Anglo-French Relations The Cloak of Secrecy A personal voyage of detection



Irish Despard Origins

I immediately found contradictions in the available information. The parliamentary records indicate that William D (of Kilaghy Castle and the MP for Thomastown and Bantry), who married Frances Green, had a father also called William D who married Elizabeth Armstrong, daughter of Philip Armstrong – whereas the diaries indicate that he was the son of the William D who married Elizabeth Croasdaile. In looking at the published Armstrong trees it seemed that there was only one recorded Philip Armstrong who might fit, and that was the Philip who was born in 1641. He joined his cousin Sir Thomas Armstrong (Monmouth’s close associate, who was an active promoter of the Rye House plot), in King Charles’ Horseguards, but is stated to have died unmarried in 1711. This Philip had a brother William (married to Alice Coghlan) who had a son Philip Armstrong who married Elisabeth Judge of King’s county, and their daughter Elizabeth married (circa 1730) William D of Coolrain, Queens County. Hence I suspected that the Parliamentary records on this were wrong.

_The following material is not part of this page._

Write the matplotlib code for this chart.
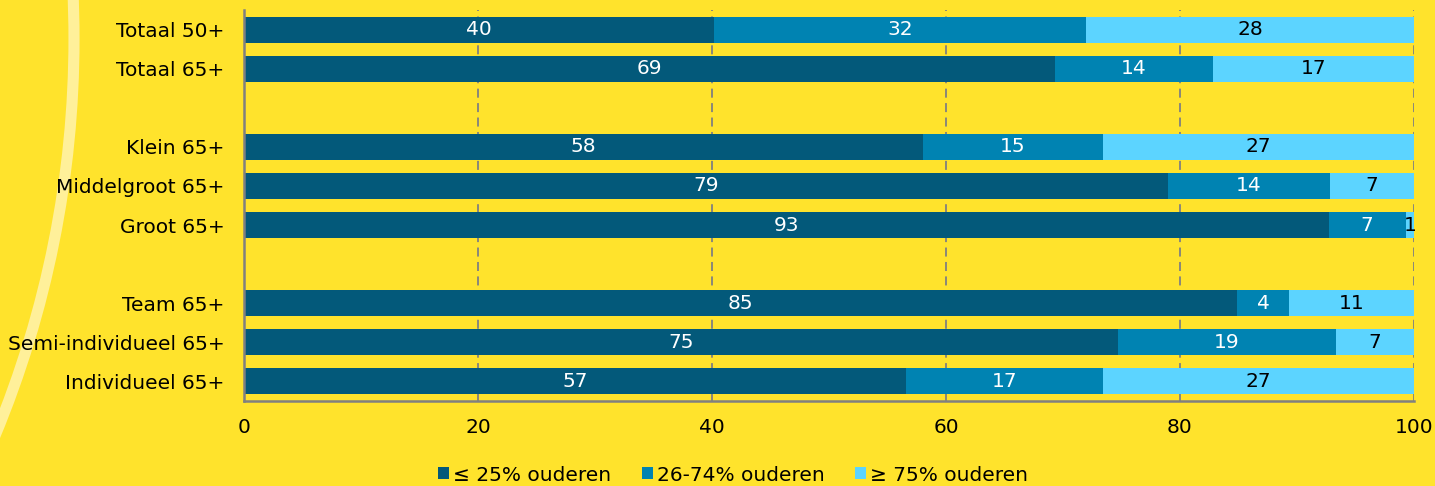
import numpy as np
import matplotlib
matplotlib.use('Agg')
from matplotlib import pyplot as plt
from matplotlib.patches import Circle, Patch

# categories (None = empty spacer row)
categories = ['Totaal 50+', 'Totaal 65+', None,
              'Klein 65+', 'Middelgroot 65+', 'Groot 65+', None,
              'Team 65+', 'Semi-individueel 65+', 'Individueel 65+']

# share of schools per category (percent)
low = [40.2, 69.3, 0, 58.0, 79.0, 92.7, 0, 84.9, 74.7, 56.6]
mid = [31.8, 13.5, 0, 15.4, 13.8, 6.6, 0, 4.4, 18.6, 16.8]
high = [28.0, 17.2, 0, 26.6, 7.2, 0.7, 0, 10.7, 6.7, 26.6]

series_names = ['≤ 25% ouderen', '26-74% ouderen', '≥ 75% ouderen']
colors = ['#03597A', '#0083B2', '#5CD4FF']
text_colors = ['white', 'white', 'black']
xticks = [0, 20, 40, 60, 80, 100]

BG = '#FFE32C'
W, H = 1435, 486

plt.rcParams['font.family'] = ['DejaVu Sans']

fig = plt.figure(figsize=(W / 100, H / 100), dpi=100)
fig.patch.set_facecolor(BG)

# decorative arc in the background
bg_ax = fig.add_axes([0, 0, 1, 1], zorder=0)
bg_ax.set_xlim(0, W)
bg_ax.set_ylim(H, 0)
bg_ax.axis('off')
bg_ax.add_patch(Circle((-962, 39), 1036, fill=False, edgecolor='#FFF09A', lw=8))

ax = fig.add_axes([244 / W, 1 - 401 / H, 1170 / W, 391 / H], zorder=1)
ax.set_facecolor('none')

ypos = np.arange(len(categories))
left = np.zeros(len(categories))
for vals, col, tcol in zip([low, mid, high], colors, text_colors):
    vals = np.array(vals)
    ax.barh(ypos, vals, left=left, height=0.665, color=col, zorder=2)
    for y, v, l in zip(ypos, vals, left):
        if categories[y] is None or v <= 0:
            continue
        ax.text(l + v / 2, y, f'{round(v)}', ha='center', va='center',
                color=tcol, fontsize=14.5, zorder=3)
    left = left + vals

ax.set_xlim(0, 100)
ax.set_ylim(len(categories) - 0.5, -0.5)
ax.set_yticks([y for y in ypos if categories[y] is not None])
ax.set_yticklabels([c for c in categories if c is not None], fontsize=14.5)
ax.set_xticks(xticks)
ax.set_xticklabels([str(t) for t in xticks], fontsize=14.5)
ax.tick_params(axis='both', length=0)
ax.tick_params(axis='x', pad=12)
ax.tick_params(axis='y', pad=14)

for x in xticks[1:]:
    ax.axvline(x, color='#808080', lw=1.3, ls=(0, (5, 3)), zorder=1)

for s in ['top', 'right']:
    ax.spines[s].set_visible(False)
for s in ['left', 'bottom']:
    ax.spines[s].set_color('#808080')
    ax.spines[s].set_linewidth(1.8)

handles = [Patch(facecolor=c, edgecolor='none') for c in colors]
fig.legend(handles, series_names, loc='center', bbox_to_anchor=(733 / W, 1 - 475 / H),
           ncol=3, frameon=False, fontsize=14.5, handlelength=0.55, handleheight=0.55,
           handletextpad=0.2, columnspacing=1.5)

fig.savefig('out.png', dpi=100, facecolor=BG)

However, later I found in the 1905 ‘Notes and Queries’ an article detailing the capture and detention in 1655 by parliamentary forces of Sir Thomas Armstrong. After three years of prison in the Gatehouse he was removed to the Tower of London and was then sent on to Jersey where he was held for six more months. He was discharged on 30 June 1659. The sureties for his bond were Philip Armstrong and Matthew Clifford (presumably Master of the Charterhouse, whose patron was George Villiers, second Duke of Buckingham), both of Westminster, who posted £1,000 ‘that Sir Thomas shall do nothing prejudicial to the peace of the Commonwealth’. The dates mean that this is unlikely to have been the unmarried Philip Armstrong who was born in 1641. At the Restoration, King Charles returned Sir Thomas to his military posts in Ireland and granted him the rights for copper coining in Ireland. (He died in Dublin in 1662). I don’t know for sure what Philip Armstrong’s relationship to Sir Thomas was, but I assume a brother. The dates certainly make it possible that a daughter of this Philip Armstrong was the Elizabeth Armstrong, referred to in the Parliamentary records as the wife of William D the MP’s father (whereas the dates don’t comfortably work for the first, and he died unmarried). If William Despard and Elizabeth Armstrong married in say 1670 then they were probably born circa 1650.

 
 

Comments

  1. Please don’t publish my name or email. I have not read everything here, so perhaps I missed this information, but the reason that the Despards in Ireland are traced only to the date you mention is that the family, as Huguenots had fled to Ireland from France after The Saint Bartholomew’s Day Massacre.

    1. Thank you for that. However – from 1572 until 1692 there are no records showing the use of the Despard or d’Espard names in either Ireland or England. There are no records of the use of that name in France before that date. Balzac, writing in circa 1840 used that name in a coded fashion which I analyse in my article.